On Friday, March 23, Gray will discuss this project in a presentation entitled “A Tale of Two Playwrights: Writing Across Culture and Gender.” The talk is part of the successful ongoing Arts & Humanities Colloquium series and will begin at 10 am in the Malaspina Theatre. The presentation will include readings from both plays.
“Creative collaborations between Indigenous and non-Indigenous playwrights are rare,” says Gray. In the 1980s, a co-creation by Linda Griffiths and Maria Campbell, published as The Book of Jessica, “resulted from a turbulent creative exchange that gave rise to some bitter disputes along the way.” The collaboration between Clements and Gray, “while not without its testy moments,” resulted in something quite different: “two distinct, one acts, published side-by-side, as a kind of cross-cultural diptych.”
In addition to reading from the plays, Gray’s talk will consider a number of questions. How did this cross-cultural collaboration come about? What were the results of this creative endeavour? And why, some twenty years later, has Talonbooks, decided to publish these plays in this way?

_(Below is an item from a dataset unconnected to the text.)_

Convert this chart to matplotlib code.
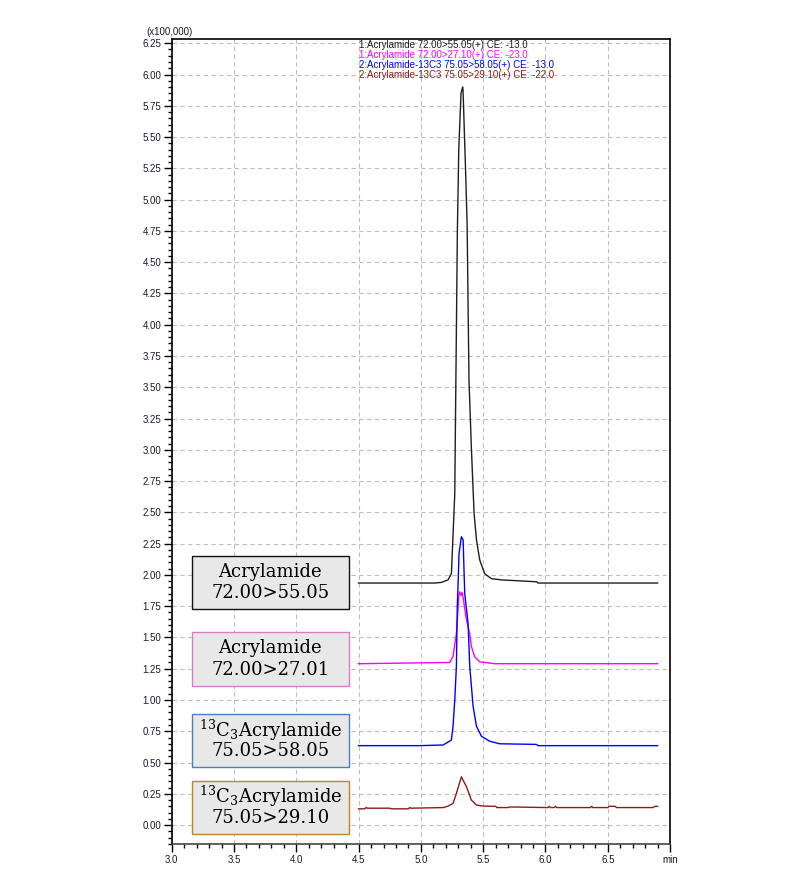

Nelson Gray earned a B.A. from Simon Fraser University, an M.F.A. in Directing from the University of British Columbia, and a Ph.D. in Theatre History from the University of Victoria. His writing for the stage includes interdisciplinary performances, plays, and dance operas that have been produced in Canada, the United States, and Germany. His scholarly articles have appeared in a number of journals, including the Canadian Theatre Review, the Journal of Dramatic Theory and Criticism, Studies in Canadian Literature, and Theatre Research in Canada, and in two anthologies: Readings in Performance and Ecology and Greening the Maple: Canadian Ecocriticism in Context. This summer, with the assistance of a Canada Council Grant and a SHHRC award, he will be completing the script and libretto for Here Oceans Roar a contemporary opera based on his experiences as a salmon troller which incorporates oceanographic research from Oceans Networks Canada at the University of Victoria.
“The talk and the readings on March 23 are expected to open the door to some lively cross-cultural dialogue regarding current concerns such as cultural appropriation and Indigenous rights in this country,” says Gray.
All members of the VIU community—students, faculty, and staff—as well as the general public are welcome to attend this event. Coffee and cookies will be available in the lobby beforehand.